Rui Rio atirou-se às sondagens como ‘gato a bofe’ e aos comentadores encartados não menos. Mas não está a ser agradecido. Foi graças à fasquia ter sido colocada tão baixo que o PSD surpreendeu com a vitória de Moedas, deixando Medina de rastos.
Ao contrário de Medina, a quem os media raramente perguntaram pelo programa e pelas promessas esquecidas, Moedas pode ter a certeza de que o seu programa será regularmente escrutinado, e explorado, como já se viu com Pedro Nuno Santos, que se apressou a abrir as hostilidades.

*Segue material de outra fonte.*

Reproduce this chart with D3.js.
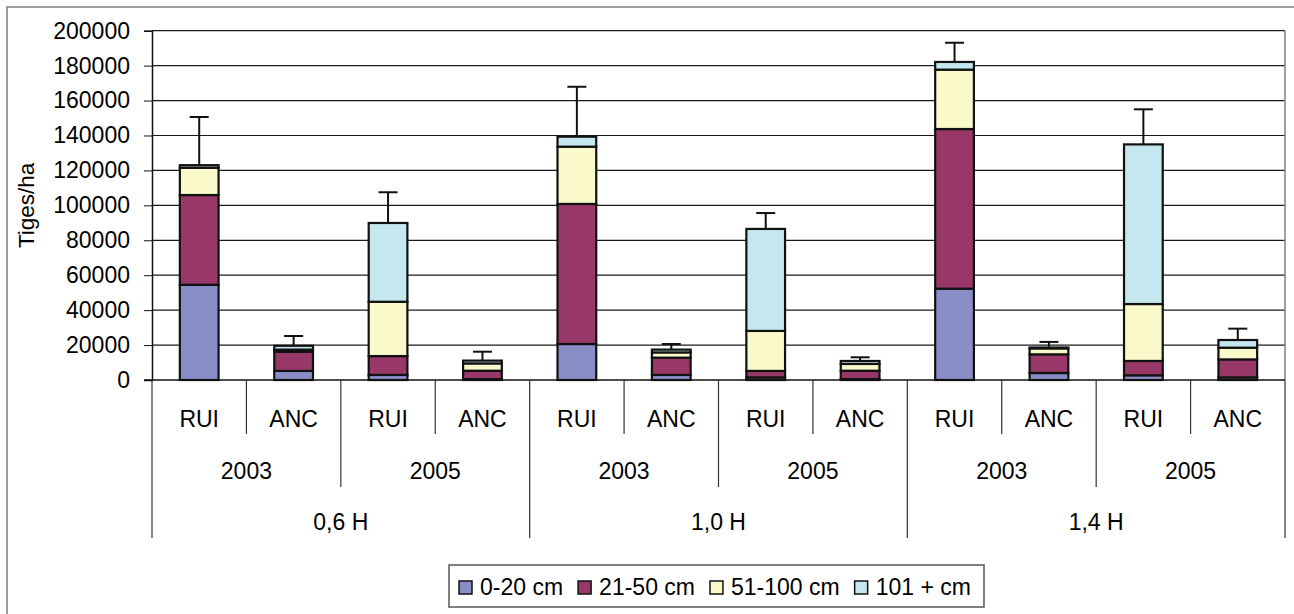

Convirá que Moedas não se iluda. E embora precise de lançar ‘pontes’ à esquerda para governar – e conheça bem o comunista João Ferreira, de Estrasburgo e Bruxelas – é fundamental que não se distraia nem embarque em ‘cantos de sereia’.
Perante as várias histórias que circulam, as dívidas e as suspeitas acumuladas, o novo presidente da CML bem faria se determinasse, como primeiro passo, uma auditoria independente ao Município, envolvendo, designadamente, a toda poderosa Direção de Planeamento, Urbanismo, Património e Obras Municipais, titulada durante mais de uma década por Manuel Salgado, já constituído arguido.
Se Moedas o não fizer para poupar o seu antecessor a incómodos, corre o risco de ser posto um dia no pelourinho por aquilo que não fez.
Na ressaca das autárquicas, Belém já antevê um «novo ciclo político». Oxalá o incorrigível ‘comentador’ tenha razão e que o êxito inesperado de Moedas não seja apenas uma contrariedade passageira na hegemonia socialista.